* Code that draws figures *
◇ ◇ ◇ ◇ ◇ ◇ ◇

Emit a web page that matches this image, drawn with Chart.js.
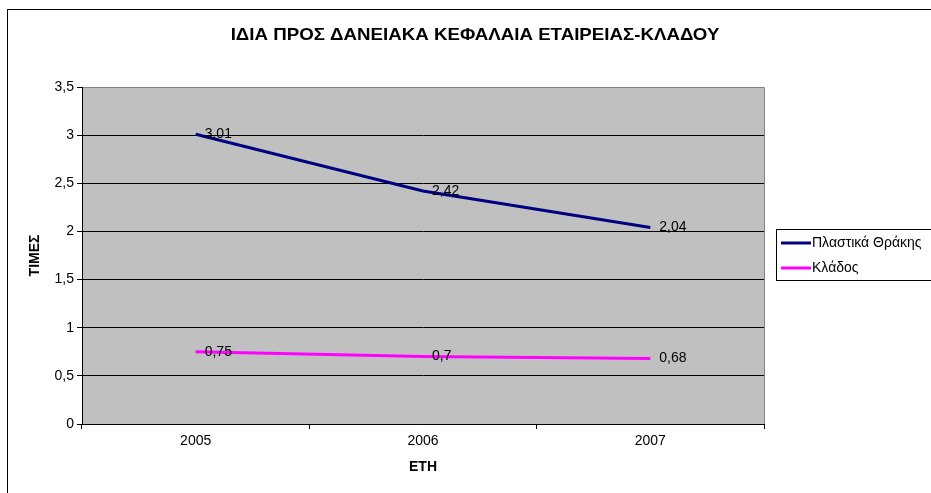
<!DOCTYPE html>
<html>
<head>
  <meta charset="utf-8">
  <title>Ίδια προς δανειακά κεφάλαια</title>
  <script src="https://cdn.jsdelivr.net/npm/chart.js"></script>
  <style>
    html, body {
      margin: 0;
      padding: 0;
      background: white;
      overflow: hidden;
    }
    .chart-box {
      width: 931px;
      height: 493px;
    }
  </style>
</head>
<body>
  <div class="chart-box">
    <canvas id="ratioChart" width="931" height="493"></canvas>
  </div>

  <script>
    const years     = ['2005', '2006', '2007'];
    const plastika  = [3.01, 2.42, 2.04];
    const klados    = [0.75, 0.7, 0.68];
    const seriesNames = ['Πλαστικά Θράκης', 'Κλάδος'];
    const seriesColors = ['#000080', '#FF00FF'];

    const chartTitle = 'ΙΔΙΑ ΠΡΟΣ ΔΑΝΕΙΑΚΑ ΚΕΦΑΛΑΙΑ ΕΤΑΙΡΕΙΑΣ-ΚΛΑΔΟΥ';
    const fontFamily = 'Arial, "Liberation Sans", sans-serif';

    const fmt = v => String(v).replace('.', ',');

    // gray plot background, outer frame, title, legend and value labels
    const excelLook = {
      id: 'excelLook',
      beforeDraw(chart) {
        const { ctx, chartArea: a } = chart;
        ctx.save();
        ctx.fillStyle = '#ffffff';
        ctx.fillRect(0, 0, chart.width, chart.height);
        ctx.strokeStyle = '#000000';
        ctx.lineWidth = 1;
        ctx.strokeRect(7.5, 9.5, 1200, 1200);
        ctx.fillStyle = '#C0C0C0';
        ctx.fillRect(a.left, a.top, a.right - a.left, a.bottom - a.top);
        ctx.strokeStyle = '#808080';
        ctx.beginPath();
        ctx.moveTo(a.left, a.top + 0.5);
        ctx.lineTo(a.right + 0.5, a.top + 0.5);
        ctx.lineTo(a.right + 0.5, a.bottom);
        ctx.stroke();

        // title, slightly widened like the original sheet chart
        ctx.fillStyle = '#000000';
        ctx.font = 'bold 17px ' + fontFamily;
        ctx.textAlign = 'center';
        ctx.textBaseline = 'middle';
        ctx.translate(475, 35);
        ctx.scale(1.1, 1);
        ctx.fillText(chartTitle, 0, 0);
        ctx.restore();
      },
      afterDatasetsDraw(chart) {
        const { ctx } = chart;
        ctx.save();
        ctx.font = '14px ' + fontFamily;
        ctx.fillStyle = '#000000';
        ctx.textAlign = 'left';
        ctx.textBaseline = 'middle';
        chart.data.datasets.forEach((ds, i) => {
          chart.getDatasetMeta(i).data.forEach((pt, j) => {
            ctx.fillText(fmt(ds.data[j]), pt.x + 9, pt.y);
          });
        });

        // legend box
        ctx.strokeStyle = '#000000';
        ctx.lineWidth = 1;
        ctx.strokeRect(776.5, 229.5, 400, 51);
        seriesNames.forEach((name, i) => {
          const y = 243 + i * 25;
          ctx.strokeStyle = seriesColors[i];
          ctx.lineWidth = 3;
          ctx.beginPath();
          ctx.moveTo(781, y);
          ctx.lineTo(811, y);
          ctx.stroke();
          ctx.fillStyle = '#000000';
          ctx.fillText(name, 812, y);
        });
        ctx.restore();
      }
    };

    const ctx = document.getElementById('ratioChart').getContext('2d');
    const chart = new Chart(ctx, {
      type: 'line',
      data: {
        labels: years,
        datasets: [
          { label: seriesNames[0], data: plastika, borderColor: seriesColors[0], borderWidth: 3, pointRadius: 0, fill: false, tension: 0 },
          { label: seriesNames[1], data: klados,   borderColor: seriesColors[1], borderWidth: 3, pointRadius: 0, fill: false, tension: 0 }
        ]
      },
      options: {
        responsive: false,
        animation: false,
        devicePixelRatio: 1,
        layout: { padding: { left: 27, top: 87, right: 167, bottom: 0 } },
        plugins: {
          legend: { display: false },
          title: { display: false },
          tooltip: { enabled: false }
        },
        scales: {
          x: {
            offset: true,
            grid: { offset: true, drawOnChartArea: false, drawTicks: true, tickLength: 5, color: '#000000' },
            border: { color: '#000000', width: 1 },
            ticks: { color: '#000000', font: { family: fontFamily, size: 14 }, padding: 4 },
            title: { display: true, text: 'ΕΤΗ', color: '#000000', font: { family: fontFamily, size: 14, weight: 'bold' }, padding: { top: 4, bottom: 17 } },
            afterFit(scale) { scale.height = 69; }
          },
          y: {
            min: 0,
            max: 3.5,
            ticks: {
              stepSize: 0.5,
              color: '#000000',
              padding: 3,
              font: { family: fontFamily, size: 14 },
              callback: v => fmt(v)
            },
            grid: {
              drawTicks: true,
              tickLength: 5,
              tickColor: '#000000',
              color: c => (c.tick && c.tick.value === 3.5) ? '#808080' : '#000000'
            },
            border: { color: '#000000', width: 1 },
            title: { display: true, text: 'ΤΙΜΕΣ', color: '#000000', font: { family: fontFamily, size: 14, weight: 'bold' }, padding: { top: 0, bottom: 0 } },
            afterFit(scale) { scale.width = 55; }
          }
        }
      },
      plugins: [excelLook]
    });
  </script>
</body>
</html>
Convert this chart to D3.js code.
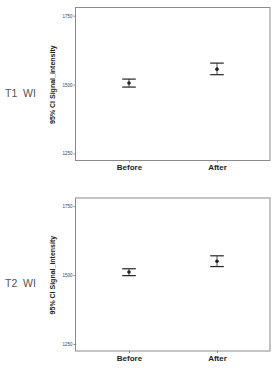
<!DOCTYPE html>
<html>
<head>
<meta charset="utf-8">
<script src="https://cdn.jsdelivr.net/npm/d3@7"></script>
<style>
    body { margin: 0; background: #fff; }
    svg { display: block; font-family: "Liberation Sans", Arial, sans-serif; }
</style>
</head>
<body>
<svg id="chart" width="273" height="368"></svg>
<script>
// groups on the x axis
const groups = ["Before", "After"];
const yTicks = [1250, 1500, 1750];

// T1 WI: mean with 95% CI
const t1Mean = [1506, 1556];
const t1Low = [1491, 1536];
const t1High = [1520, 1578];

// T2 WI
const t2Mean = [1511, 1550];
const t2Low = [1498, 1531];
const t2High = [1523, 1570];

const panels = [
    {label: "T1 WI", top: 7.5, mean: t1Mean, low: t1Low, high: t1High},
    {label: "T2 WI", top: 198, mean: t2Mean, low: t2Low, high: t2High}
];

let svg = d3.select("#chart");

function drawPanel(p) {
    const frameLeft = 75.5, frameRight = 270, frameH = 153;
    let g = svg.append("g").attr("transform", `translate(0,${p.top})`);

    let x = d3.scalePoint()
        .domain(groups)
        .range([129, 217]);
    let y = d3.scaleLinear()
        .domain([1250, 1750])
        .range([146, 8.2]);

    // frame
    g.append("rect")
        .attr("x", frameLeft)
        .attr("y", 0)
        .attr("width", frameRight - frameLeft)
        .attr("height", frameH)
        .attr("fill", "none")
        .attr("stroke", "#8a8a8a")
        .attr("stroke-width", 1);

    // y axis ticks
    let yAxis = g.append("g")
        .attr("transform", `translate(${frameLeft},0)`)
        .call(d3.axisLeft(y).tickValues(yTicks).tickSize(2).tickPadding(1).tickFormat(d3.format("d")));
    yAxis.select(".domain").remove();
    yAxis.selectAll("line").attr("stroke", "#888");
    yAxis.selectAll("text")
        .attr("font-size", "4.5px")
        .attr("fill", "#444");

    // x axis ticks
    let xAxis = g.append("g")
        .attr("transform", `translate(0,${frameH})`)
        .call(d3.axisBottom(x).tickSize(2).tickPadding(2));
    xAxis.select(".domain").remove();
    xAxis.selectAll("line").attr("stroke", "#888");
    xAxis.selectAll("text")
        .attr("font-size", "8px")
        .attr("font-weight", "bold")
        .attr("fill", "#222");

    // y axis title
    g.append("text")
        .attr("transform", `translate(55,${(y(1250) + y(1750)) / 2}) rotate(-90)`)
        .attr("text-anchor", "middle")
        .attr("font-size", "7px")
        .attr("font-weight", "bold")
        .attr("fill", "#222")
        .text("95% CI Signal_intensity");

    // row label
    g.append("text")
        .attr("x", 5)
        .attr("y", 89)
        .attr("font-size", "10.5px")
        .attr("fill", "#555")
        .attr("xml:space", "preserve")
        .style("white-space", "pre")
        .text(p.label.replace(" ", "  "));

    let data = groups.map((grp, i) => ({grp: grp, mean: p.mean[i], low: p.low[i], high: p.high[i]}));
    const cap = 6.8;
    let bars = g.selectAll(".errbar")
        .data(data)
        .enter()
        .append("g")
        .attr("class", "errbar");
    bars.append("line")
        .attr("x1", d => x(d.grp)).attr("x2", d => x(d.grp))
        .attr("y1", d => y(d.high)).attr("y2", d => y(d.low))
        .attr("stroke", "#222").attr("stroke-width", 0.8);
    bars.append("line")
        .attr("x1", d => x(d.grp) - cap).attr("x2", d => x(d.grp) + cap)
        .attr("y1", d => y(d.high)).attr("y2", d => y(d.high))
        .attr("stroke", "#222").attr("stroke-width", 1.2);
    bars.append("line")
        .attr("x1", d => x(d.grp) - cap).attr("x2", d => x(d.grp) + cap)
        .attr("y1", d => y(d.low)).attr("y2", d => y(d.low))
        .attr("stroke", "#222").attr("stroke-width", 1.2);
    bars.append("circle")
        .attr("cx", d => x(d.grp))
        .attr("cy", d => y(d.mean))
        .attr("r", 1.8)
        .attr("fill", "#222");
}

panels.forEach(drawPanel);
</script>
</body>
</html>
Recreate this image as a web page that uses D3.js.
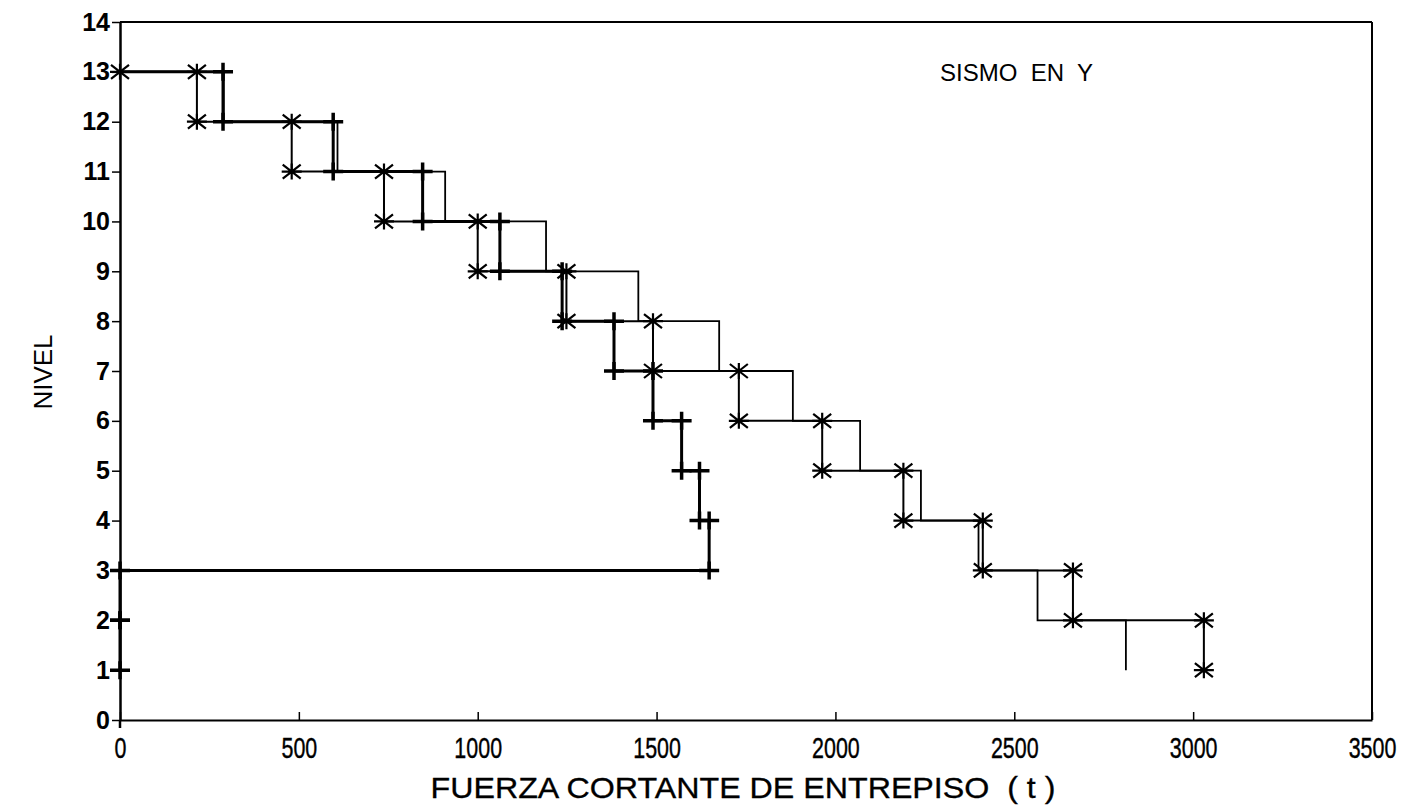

◇ ◇ ◇ ◇ ◇ ◇ ◇

* SHORT EXERCISE *
Restate the lines of the records exactly, starting at the first and stopping after the line with "const seriesColors = ['#000080', '#FF00FF'];". Leave out any picture.

* ANSWER TO THIS TASK *
Emit a web page that matches this image, drawn with Chart.js.
<!DOCTYPE html>
<html>
<head>
  <meta charset="utf-8">
  <title>Ίδια προς δανειακά κεφάλαια</title>
  <script src="https://cdn.jsdelivr.net/npm/chart.js"></script>
  <style>
    html, body {
      margin: 0;
      padding: 0;
      background: white;
      overflow: hidden;
    }
    .chart-box {
      width: 931px;
      height: 493px;
    }
  </style>
</head>
<body>
  <div class="chart-box">
    <canvas id="ratioChart" width="931" height="493"></canvas>
  </div>

  <script>
    const years     = ['2005', '2006', '2007'];
    const plastika  = [3.01, 2.42, 2.04];
    const klados    = [0.75, 0.7, 0.68];
    const seriesNames = ['Πλαστικά Θράκης', 'Κλάδος'];
    const seriesColors = ['#000080', '#FF00FF'];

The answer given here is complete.